======== Dataset section ========
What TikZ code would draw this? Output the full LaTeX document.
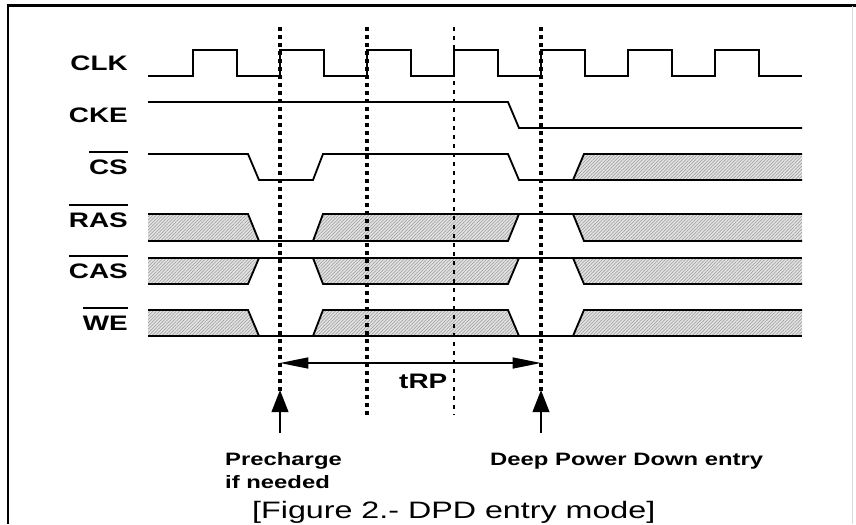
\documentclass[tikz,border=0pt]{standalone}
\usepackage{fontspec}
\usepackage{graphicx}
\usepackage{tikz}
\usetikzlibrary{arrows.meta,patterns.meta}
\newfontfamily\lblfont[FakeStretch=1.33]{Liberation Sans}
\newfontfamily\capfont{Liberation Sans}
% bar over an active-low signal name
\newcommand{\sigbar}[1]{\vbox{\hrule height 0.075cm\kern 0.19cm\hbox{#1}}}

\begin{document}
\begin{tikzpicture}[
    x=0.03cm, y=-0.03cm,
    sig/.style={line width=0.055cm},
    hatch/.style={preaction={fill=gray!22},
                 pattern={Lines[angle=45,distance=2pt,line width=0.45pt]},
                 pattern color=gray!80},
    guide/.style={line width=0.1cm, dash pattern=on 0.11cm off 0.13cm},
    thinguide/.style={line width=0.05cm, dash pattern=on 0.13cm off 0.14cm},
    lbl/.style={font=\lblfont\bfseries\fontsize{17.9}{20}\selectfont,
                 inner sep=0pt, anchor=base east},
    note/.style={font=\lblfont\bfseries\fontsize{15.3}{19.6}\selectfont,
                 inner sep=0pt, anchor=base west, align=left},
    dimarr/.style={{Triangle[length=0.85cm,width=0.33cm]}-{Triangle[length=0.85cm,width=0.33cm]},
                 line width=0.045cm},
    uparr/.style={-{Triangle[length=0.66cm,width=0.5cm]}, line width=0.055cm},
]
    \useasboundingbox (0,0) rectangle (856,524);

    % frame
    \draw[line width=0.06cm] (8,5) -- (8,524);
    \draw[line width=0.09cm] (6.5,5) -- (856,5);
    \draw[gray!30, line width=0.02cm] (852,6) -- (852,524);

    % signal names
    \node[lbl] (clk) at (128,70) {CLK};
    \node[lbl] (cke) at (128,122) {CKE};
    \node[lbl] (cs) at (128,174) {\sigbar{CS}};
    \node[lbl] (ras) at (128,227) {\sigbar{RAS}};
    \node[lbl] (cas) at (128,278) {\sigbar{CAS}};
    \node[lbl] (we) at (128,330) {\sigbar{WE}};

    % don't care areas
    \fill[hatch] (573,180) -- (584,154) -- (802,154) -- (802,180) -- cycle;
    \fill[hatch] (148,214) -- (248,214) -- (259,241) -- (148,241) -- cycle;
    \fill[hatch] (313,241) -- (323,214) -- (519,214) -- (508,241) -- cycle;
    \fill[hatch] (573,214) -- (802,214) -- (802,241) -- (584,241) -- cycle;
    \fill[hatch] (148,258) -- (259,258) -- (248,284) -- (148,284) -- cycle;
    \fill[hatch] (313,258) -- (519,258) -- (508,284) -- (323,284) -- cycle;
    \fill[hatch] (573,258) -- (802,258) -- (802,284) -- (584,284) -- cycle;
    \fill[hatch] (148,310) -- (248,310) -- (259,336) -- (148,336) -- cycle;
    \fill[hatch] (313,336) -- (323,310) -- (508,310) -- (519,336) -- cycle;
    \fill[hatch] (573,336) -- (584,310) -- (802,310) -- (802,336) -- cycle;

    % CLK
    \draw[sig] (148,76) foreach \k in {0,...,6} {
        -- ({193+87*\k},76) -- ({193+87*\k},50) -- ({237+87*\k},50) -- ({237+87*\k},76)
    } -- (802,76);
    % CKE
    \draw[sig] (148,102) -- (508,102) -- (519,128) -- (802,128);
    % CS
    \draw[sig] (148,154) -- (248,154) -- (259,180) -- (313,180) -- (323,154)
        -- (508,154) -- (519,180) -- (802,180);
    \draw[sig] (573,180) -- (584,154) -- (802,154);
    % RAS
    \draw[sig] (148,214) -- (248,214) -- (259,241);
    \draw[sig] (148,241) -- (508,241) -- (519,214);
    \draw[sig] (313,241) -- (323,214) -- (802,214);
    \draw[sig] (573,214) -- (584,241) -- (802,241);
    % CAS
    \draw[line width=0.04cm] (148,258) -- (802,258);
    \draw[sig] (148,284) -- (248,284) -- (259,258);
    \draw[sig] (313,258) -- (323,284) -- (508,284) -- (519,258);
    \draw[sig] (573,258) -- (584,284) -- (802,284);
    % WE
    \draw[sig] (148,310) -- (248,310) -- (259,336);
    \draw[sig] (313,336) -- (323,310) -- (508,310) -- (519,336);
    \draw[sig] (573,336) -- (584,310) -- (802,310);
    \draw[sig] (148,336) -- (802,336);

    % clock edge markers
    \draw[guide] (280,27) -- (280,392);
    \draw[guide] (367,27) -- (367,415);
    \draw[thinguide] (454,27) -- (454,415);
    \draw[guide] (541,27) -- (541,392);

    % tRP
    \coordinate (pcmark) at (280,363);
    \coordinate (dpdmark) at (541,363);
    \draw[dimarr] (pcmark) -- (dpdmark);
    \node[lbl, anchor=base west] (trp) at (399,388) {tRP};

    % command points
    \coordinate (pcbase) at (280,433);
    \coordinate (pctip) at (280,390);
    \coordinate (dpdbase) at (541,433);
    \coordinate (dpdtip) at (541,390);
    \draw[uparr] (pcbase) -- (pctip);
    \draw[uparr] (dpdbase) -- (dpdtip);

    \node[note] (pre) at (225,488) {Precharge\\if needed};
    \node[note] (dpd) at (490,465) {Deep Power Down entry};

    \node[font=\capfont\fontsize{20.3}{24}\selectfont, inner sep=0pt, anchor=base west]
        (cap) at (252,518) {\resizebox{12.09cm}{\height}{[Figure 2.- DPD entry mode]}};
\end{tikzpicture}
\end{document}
========
Task description » Give again, word for word, every line from the top of the data above to the line holding "(we) at (128,330)", inclusive, with the pictures left out.

Answer for this exercise »
What TikZ code would draw this? Output the full LaTeX document.
\documentclass[tikz,border=0pt]{standalone}
\usepackage{fontspec}
\usepackage{graphicx}
\usepackage{tikz}
\usetikzlibrary{arrows.meta,patterns.meta}
\newfontfamily\lblfont[FakeStretch=1.33]{Liberation Sans}
\newfontfamily\capfont{Liberation Sans}
% bar over an active-low signal name
\newcommand{\sigbar}[1]{\vbox{\hrule height 0.075cm\kern 0.19cm\hbox{#1}}}

\begin{document}
\begin{tikzpicture}[
    x=0.03cm, y=-0.03cm,
    sig/.style={line width=0.055cm},
    hatch/.style={preaction={fill=gray!22},
                 pattern={Lines[angle=45,distance=2pt,line width=0.45pt]},
                 pattern color=gray!80},
    guide/.style={line width=0.1cm, dash pattern=on 0.11cm off 0.13cm},
    thinguide/.style={line width=0.05cm, dash pattern=on 0.13cm off 0.14cm},
    lbl/.style={font=\lblfont\bfseries\fontsize{17.9}{20}\selectfont,
                 inner sep=0pt, anchor=base east},
    note/.style={font=\lblfont\bfseries\fontsize{15.3}{19.6}\selectfont,
                 inner sep=0pt, anchor=base west, align=left},
    dimarr/.style={{Triangle[length=0.85cm,width=0.33cm]}-{Triangle[length=0.85cm,width=0.33cm]},
                 line width=0.045cm},
    uparr/.style={-{Triangle[length=0.66cm,width=0.5cm]}, line width=0.055cm},
]
    \useasboundingbox (0,0) rectangle (856,524);

    % frame
    \draw[line width=0.06cm] (8,5) -- (8,524);
    \draw[line width=0.09cm] (6.5,5) -- (856,5);
    \draw[gray!30, line width=0.02cm] (852,6) -- (852,524);

    % signal names
    \node[lbl] (clk) at (128,70) {CLK};
    \node[lbl] (cke) at (128,122) {CKE};
    \node[lbl] (cs) at (128,174) {\sigbar{CS}};
    \node[lbl] (ras) at (128,227) {\sigbar{RAS}};
    \node[lbl] (cas) at (128,278) {\sigbar{CAS}};
    \node[lbl] (we) at (128,330) {\sigbar{WE}};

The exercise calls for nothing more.